Anna Sten and Frederic March Cast In Movie of Tolstoy's Novel "Resurrection"

By J. H. H.

Barbara Stanwyck got three men and made them all miserable. Joan Crawford only corralled two, but then one was Harvard '06 and the other Yale '26. Perhaps it evens up. The general purport of the two features at the University is that this is no longer a man's world. They were done wrong--and they liked it.

In "Chained" the Crawford-Gable team goes at it again, and, strangely enough, Clark loses out to Otto Kruger for the moment. But before his magnanimous retreat and final conquest, he and Joan play at sweet nothing's in a boat's swimming pool, in a speakeasy's private dinning room, and in the luxurious hay of a ranch down Buenos Aires way. Stuart Erwin adds his appreciated bit to the general gayety of the sort which Mr. Gable popularized in "it Happened One Night." Of this, unfortunately, there is not enough; and presently the characters find themselves enmeshed in the age-old love vs. common decency not, with a divorce thrown in. And that is "Chained."

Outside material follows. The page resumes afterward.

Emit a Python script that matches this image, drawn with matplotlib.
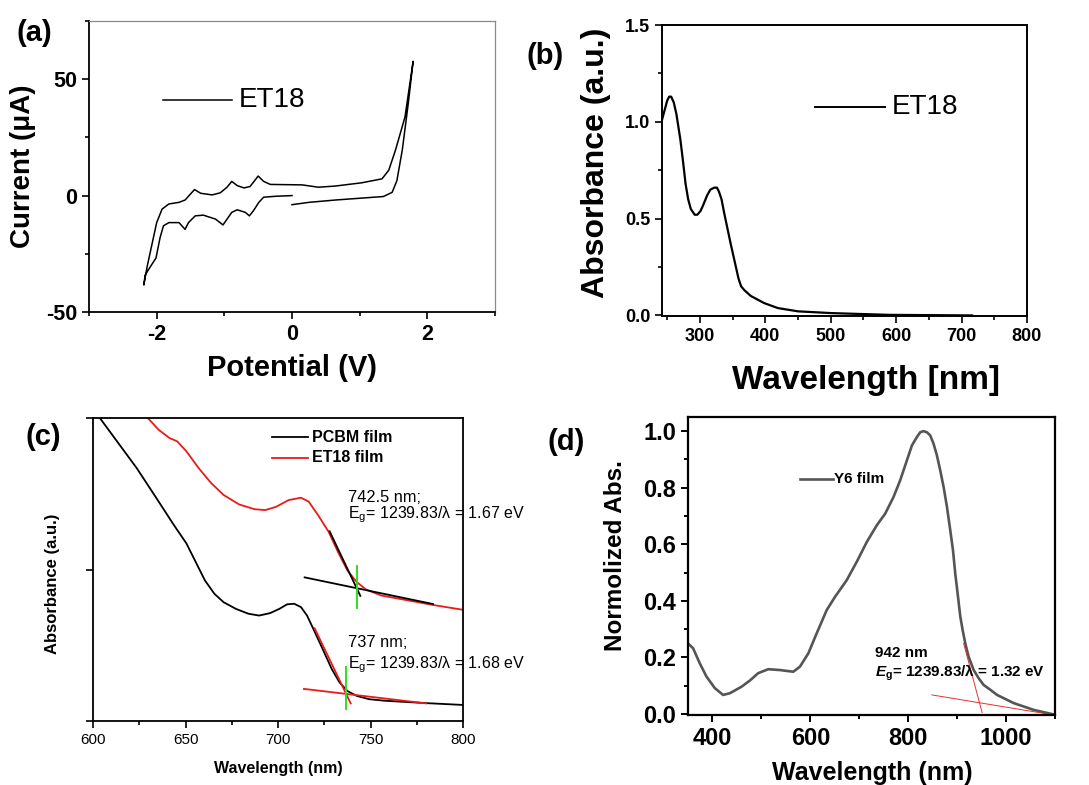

As for "A Lost Lady"--Barbarn Stanwyck and Frank Morgan make a compact based on what they term "honesty" after he ha retrieved her lost soul. Then love comes unexpectedly and almost conquers. If you like Miss Stanwyck posturing in a variety of costumes before a variety of rich hangings and motor cars, there you are. But she remains legally chaste--likewise Miss Crawford,--which is somewhat of a disappointment.